## [Your goal]
Copy nothing but the text: reproduce each line of the listing exactly and leave the pictures out.

## [Provided material]
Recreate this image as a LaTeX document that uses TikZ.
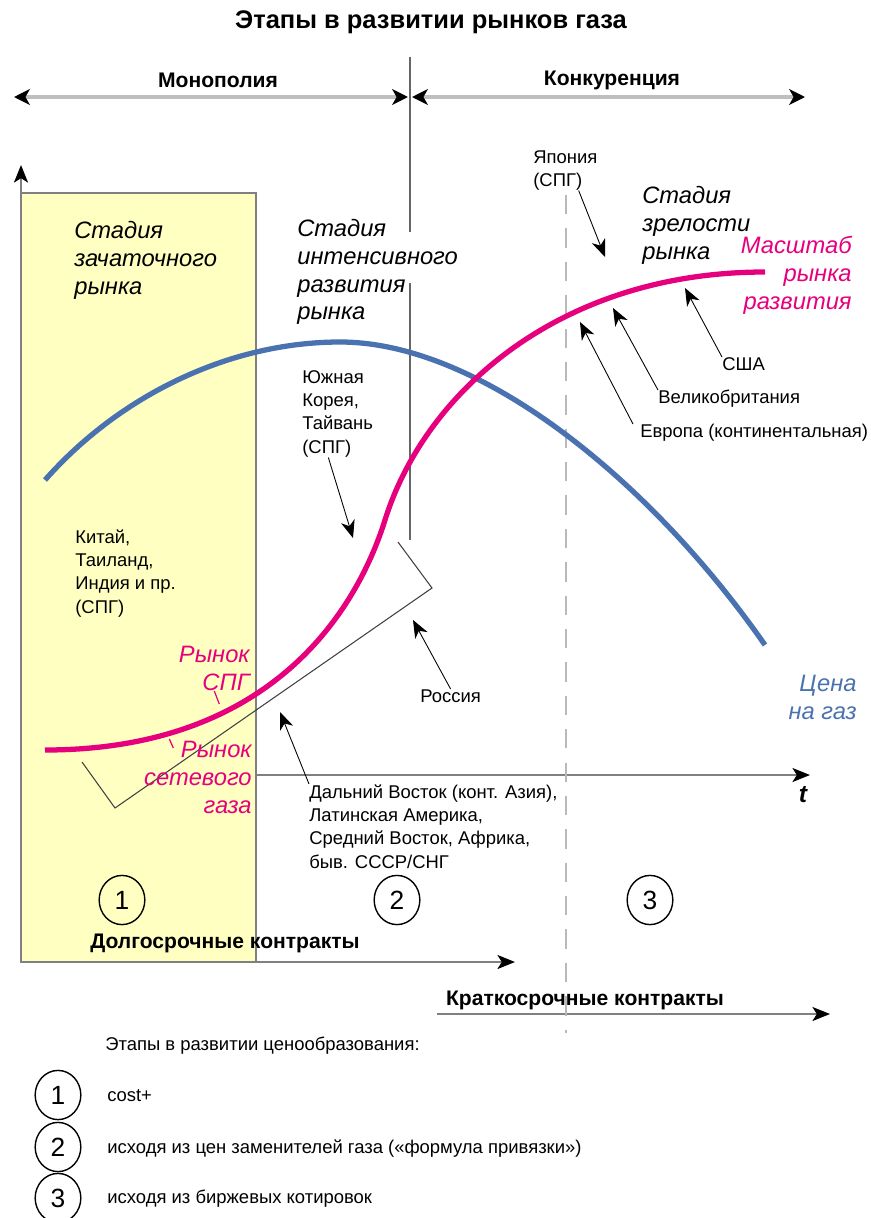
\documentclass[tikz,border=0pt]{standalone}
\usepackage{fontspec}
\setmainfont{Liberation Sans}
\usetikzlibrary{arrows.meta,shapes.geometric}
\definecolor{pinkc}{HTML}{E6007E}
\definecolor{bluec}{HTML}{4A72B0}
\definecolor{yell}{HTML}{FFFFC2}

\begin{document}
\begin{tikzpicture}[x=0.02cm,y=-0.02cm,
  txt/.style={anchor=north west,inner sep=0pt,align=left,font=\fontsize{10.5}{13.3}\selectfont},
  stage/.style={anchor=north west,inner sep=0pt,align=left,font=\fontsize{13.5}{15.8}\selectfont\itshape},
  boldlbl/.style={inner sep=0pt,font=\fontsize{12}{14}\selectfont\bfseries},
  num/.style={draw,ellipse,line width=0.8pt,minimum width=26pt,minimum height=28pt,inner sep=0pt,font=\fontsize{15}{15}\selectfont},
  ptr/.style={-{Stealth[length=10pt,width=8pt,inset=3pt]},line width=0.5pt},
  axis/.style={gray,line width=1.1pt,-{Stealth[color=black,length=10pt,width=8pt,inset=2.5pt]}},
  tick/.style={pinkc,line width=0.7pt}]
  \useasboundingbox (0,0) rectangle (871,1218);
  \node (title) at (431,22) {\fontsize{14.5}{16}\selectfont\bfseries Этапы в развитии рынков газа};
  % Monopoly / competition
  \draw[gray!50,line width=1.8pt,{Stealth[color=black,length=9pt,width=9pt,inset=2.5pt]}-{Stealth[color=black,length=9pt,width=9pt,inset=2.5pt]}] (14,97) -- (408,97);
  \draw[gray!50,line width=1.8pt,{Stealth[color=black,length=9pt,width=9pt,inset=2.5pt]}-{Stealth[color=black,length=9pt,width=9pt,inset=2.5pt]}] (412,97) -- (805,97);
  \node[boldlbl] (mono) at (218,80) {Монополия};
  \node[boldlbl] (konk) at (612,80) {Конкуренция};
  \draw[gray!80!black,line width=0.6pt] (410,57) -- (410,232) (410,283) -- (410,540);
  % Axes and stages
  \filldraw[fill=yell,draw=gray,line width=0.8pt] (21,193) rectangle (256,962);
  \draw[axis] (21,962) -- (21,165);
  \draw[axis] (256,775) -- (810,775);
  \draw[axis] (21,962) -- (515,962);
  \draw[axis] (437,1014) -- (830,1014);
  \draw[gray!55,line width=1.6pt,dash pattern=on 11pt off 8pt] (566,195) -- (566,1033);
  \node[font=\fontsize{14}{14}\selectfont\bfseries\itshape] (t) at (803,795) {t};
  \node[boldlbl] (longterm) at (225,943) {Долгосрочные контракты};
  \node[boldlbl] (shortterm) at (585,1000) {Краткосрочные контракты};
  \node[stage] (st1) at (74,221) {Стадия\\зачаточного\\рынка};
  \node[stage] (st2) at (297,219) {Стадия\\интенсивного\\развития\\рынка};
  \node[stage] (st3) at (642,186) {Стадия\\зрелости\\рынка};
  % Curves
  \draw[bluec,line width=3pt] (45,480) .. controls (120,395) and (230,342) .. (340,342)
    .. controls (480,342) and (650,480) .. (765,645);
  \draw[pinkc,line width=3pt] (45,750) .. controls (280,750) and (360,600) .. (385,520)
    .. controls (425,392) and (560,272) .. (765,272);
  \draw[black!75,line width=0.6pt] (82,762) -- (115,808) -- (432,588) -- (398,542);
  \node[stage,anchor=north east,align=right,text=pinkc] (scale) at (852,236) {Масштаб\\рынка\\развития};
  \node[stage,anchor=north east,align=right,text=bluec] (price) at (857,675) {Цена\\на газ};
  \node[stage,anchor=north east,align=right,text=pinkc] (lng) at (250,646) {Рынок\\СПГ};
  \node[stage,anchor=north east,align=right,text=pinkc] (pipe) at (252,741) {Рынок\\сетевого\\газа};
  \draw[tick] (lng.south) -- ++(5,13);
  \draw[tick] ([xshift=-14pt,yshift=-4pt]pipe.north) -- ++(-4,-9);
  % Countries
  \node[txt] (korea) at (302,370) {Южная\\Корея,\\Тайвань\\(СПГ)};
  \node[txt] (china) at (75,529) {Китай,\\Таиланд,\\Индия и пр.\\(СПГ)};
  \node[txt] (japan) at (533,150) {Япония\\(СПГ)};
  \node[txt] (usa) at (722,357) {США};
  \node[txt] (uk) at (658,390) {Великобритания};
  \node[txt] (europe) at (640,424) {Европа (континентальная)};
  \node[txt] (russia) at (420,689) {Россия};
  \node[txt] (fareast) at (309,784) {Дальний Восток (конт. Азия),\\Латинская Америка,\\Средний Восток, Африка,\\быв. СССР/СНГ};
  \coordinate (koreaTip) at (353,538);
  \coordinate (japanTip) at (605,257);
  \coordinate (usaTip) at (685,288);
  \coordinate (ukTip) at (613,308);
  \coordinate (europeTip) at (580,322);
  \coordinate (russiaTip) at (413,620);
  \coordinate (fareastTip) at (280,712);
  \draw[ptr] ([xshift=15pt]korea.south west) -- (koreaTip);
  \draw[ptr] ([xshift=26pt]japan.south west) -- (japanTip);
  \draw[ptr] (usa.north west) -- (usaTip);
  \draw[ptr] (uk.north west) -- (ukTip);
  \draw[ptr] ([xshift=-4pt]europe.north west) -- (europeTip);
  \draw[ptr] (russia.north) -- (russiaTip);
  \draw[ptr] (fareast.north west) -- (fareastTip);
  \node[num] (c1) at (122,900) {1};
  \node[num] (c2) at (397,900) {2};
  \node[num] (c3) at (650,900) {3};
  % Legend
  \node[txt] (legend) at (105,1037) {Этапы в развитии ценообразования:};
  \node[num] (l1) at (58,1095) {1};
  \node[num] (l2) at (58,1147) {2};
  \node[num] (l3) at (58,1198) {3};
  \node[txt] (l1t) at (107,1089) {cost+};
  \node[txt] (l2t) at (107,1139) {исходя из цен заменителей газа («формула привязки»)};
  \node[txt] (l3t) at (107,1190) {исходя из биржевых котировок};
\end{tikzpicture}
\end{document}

## [Output for this task]
Recreate this image as a LaTeX document that uses TikZ.
\documentclass[tikz,border=0pt]{standalone}
\usepackage{fontspec}
\setmainfont{Liberation Sans}
\usetikzlibrary{arrows.meta,shapes.geometric}
\definecolor{pinkc}{HTML}{E6007E}
\definecolor{bluec}{HTML}{4A72B0}
\definecolor{yell}{HTML}{FFFFC2}

\begin{document}
\begin{tikzpicture}[x=0.02cm,y=-0.02cm,
  txt/.style={anchor=north west,inner sep=0pt,align=left,font=\fontsize{10.5}{13.3}\selectfont},
  stage/.style={anchor=north west,inner sep=0pt,align=left,font=\fontsize{13.5}{15.8}\selectfont\itshape},
  boldlbl/.style={inner sep=0pt,font=\fontsize{12}{14}\selectfont\bfseries},
  num/.style={draw,ellipse,line width=0.8pt,minimum width=26pt,minimum height=28pt,inner sep=0pt,font=\fontsize{15}{15}\selectfont},
  ptr/.style={-{Stealth[length=10pt,width=8pt,inset=3pt]},line width=0.5pt},
  axis/.style={gray,line width=1.1pt,-{Stealth[color=black,length=10pt,width=8pt,inset=2.5pt]}},
  tick/.style={pinkc,line width=0.7pt}]
  \useasboundingbox (0,0) rectangle (871,1218);
  \node (title) at (431,22) {\fontsize{14.5}{16}\selectfont\bfseries Этапы в развитии рынков газа};
  % Monopoly / competition
  \draw[gray!50,line width=1.8pt,{Stealth[color=black,length=9pt,width=9pt,inset=2.5pt]}-{Stealth[color=black,length=9pt,width=9pt,inset=2.5pt]}] (14,97) -- (408,97);
  \draw[gray!50,line width=1.8pt,{Stealth[color=black,length=9pt,width=9pt,inset=2.5pt]}-{Stealth[color=black,length=9pt,width=9pt,inset=2.5pt]}] (412,97) -- (805,97);
  \node[boldlbl] (mono) at (218,80) {Монополия};
  \node[boldlbl] (konk) at (612,80) {Конкуренция};
  \draw[gray!80!black,line width=0.6pt] (410,57) -- (410,232) (410,283) -- (410,540);
  % Axes and stages
  \filldraw[fill=yell,draw=gray,line width=0.8pt] (21,193) rectangle (256,962);
  \draw[axis] (21,962) -- (21,165);
  \draw[axis] (256,775) -- (810,775);
  \draw[axis] (21,962) -- (515,962);
  \draw[axis] (437,1014) -- (830,1014);
  \draw[gray!55,line width=1.6pt,dash pattern=on 11pt off 8pt] (566,195) -- (566,1033);
  \node[font=\fontsize{14}{14}\selectfont\bfseries\itshape] (t) at (803,795) {t};
  \node[boldlbl] (longterm) at (225,943) {Долгосрочные контракты};
  \node[boldlbl] (shortterm) at (585,1000) {Краткосрочные контракты};
  \node[stage] (st1) at (74,221) {Стадия\\зачаточного\\рынка};
  \node[stage] (st2) at (297,219) {Стадия\\интенсивного\\развития\\рынка};
  \node[stage] (st3) at (642,186) {Стадия\\зрелости\\рынка};
  % Curves
  \draw[bluec,line width=3pt] (45,480) .. controls (120,395) and (230,342) .. (340,342)
    .. controls (480,342) and (650,480) .. (765,645);
  \draw[pinkc,line width=3pt] (45,750) .. controls (280,750) and (360,600) .. (385,520)
    .. controls (425,392) and (560,272) .. (765,272);
  \draw[black!75,line width=0.6pt] (82,762) -- (115,808) -- (432,588) -- (398,542);
  \node[stage,anchor=north east,align=right,text=pinkc] (scale) at (852,236) {Масштаб\\рынка\\развития};
  \node[stage,anchor=north east,align=right,text=bluec] (price) at (857,675) {Цена\\на газ};
  \node[stage,anchor=north east,align=right,text=pinkc] (lng) at (250,646) {Рынок\\СПГ};
  \node[stage,anchor=north east,align=right,text=pinkc] (pipe) at (252,741) {Рынок\\сетевого\\газа};
  \draw[tick] (lng.south) -- ++(5,13);
  \draw[tick] ([xshift=-14pt,yshift=-4pt]pipe.north) -- ++(-4,-9);
  % Countries
  \node[txt] (korea) at (302,370) {Южная\\Корея,\\Тайвань\\(СПГ)};
  \node[txt] (china) at (75,529) {Китай,\\Таиланд,\\Индия и пр.\\(СПГ)};
  \node[txt] (japan) at (533,150) {Япония\\(СПГ)};
  \node[txt] (usa) at (722,357) {США};
  \node[txt] (uk) at (658,390) {Великобритания};
  \node[txt] (europe) at (640,424) {Европа (континентальная)};
  \node[txt] (russia) at (420,689) {Россия};
  \node[txt] (fareast) at (309,784) {Дальний Восток (конт. Азия),\\Латинская Америка,\\Средний Восток, Африка,\\быв. СССР/СНГ};
  \coordinate (koreaTip) at (353,538);
  \coordinate (japanTip) at (605,257);
  \coordinate (usaTip) at (685,288);
  \coordinate (ukTip) at (613,308);
  \coordinate (europeTip) at (580,322);
  \coordinate (russiaTip) at (413,620);
  \coordinate (fareastTip) at (280,712);
  \draw[ptr] ([xshift=15pt]korea.south west) -- (koreaTip);
  \draw[ptr] ([xshift=26pt]japan.south west) -- (japanTip);
  \draw[ptr] (usa.north west) -- (usaTip);
  \draw[ptr] (uk.north west) -- (ukTip);
  \draw[ptr] ([xshift=-4pt]europe.north west) -- (europeTip);
  \draw[ptr] (russia.north) -- (russiaTip);
  \draw[ptr] (fareast.north west) -- (fareastTip);
  \node[num] (c1) at (122,900) {1};
  \node[num] (c2) at (397,900) {2};
  \node[num] (c3) at (650,900) {3};
  % Legend
  \node[txt] (legend) at (105,1037) {Этапы в развитии ценообразования:};
  \node[num] (l1) at (58,1095) {1};
  \node[num] (l2) at (58,1147) {2};
  \node[num] (l3) at (58,1198) {3};
  \node[txt] (l1t) at (107,1089) {cost+};
  \node[txt] (l2t) at (107,1139) {исходя из цен заменителей газа («формула привязки»)};
  \node[txt] (l3t) at (107,1190) {исходя из биржевых котировок};
\end{tikzpicture}
\end{document}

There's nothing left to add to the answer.